When the diocesan review board attempted to investigate the 2019 assault allegation in 2021, Stika dismissed a retired law enforcement investigator whom Stika claimed was causing confusion by “asking all these questions” of diocesan administrators and seminary personnel.
“I make no apologies, because [Sobczuk] was a victim,” he told The Pillar, explaining that he believed the parish organist had been sexually aggessive toward Sobczuk,
The Pillar reported in April 2022 that Stika has given Sobczuk thousands of dollars from diocesan accounts as gifts, as well as providing him large monthly stipends, buying him a $2,000 laptop, taking him on a trip to the Vatican, and reimbursing Sobczuk nearly $30,000 during that for travel, car repair, “birthday expenses,” and other expenditures.
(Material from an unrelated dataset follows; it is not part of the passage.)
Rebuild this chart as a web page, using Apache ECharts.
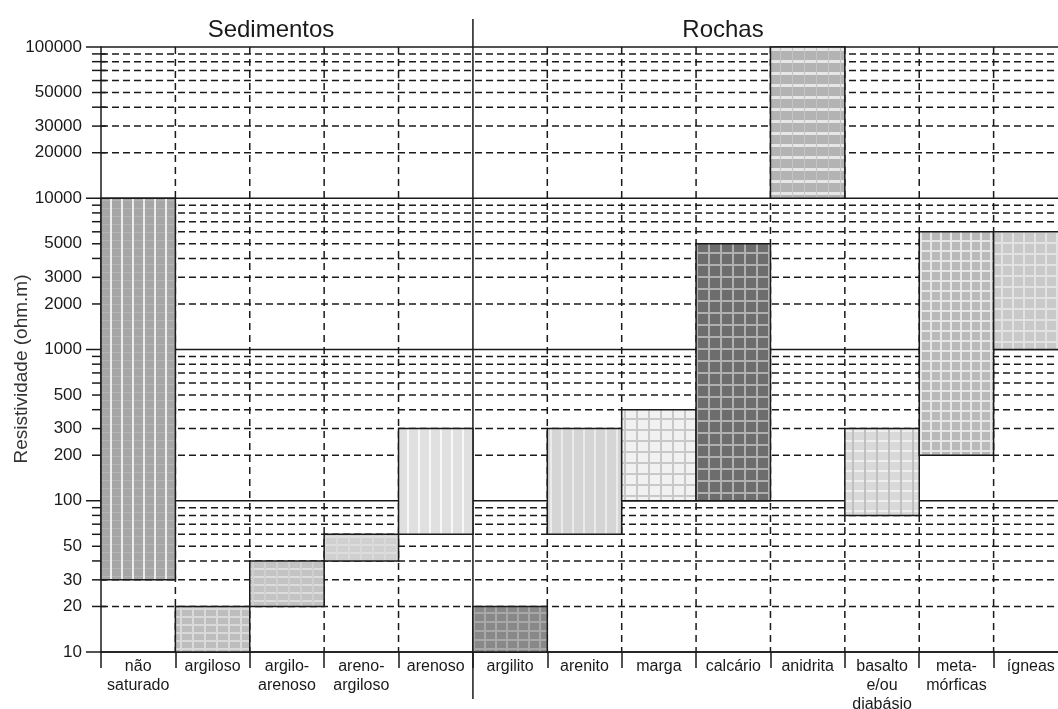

Even after Sobczuk was dismissed from seminary studies, Stika took him on a 2021 vacation, and priests in the diocese allege that Stika has also provided Sobczuk with cars and other resources.
In March, a Tennessee woman accused Stika of lashing out at her when she reported that a priest had developed an inappropriate relationship with a minor.
In April, Stika faced a new lawsuit, alleging that the bishop did not act to discipline or remove a priest for nearly two years after the priest was accused of sexually assaulting a grieving parishioner.
While Archbishop Joseph Kurtz was delegated by the Holy See to look into Stika’s leadership in 2021, there has been no Vatican response to Stika’s interference with assault investigations, or to the gifts he made to Sobczuk from diocesan funds.
Priests in the diocese say they wonder whether retired Cardinal Justin Rigali, who lives in Stika’s house in Knoxville, has made interventions in Rome to thwart Vatican action on the issue.
But others point out that Rigali, 87, has limited influence in Rome — asking whether Archbishop Christophe Pierre, apostolic nuncio to the United States has weighed in on Stika’s behalf amid Vatican deliberations.
Because Vos estis investigations are overseen by the Vatican’s Dicastery for Bishops, some Knoxville priests have asked whether the Americans on the dicastery - Cardinals Blase Cupich and Joseph Tobin - have been involved in decisions about Stika’s leadership.
The apostolic nuncio has not responded to questions from The Pillar about the Vatican investigation.
Nor has the nuncio responded to questions raised by Knoxville priests.
The Pillar reported in May that 11 Knoxville priests wrote to Pierre in 2021 asking for “merciful relief” from Stika’s leadership, which they called “detrimental to priestly fraternity and even to our personal well-being.”
“While we acknowledge the reality of suffering that comes with bearing our daily crosses, our appointed bishop seems determined to increase that suffering for his own purposes, purposes which seem unrelated to the demands of the Gospel,” the priests wrote.
To date, the priests have received no response.
For his part, Stika has told priests in the Knoxville diocese that Pierre has assured him he has “nothing to worry about” with regard to the Vatican’s investigation, according to several sources in the Knoxville diocese. Pierre has not responded to The Pillar’s questions about that claim.
Stika has often criticized media attention given to the affair.
“I got enough facts to back me up,” he told The Pillar last year. “If you run a story questioning my integrity, it ain’t gonna work.”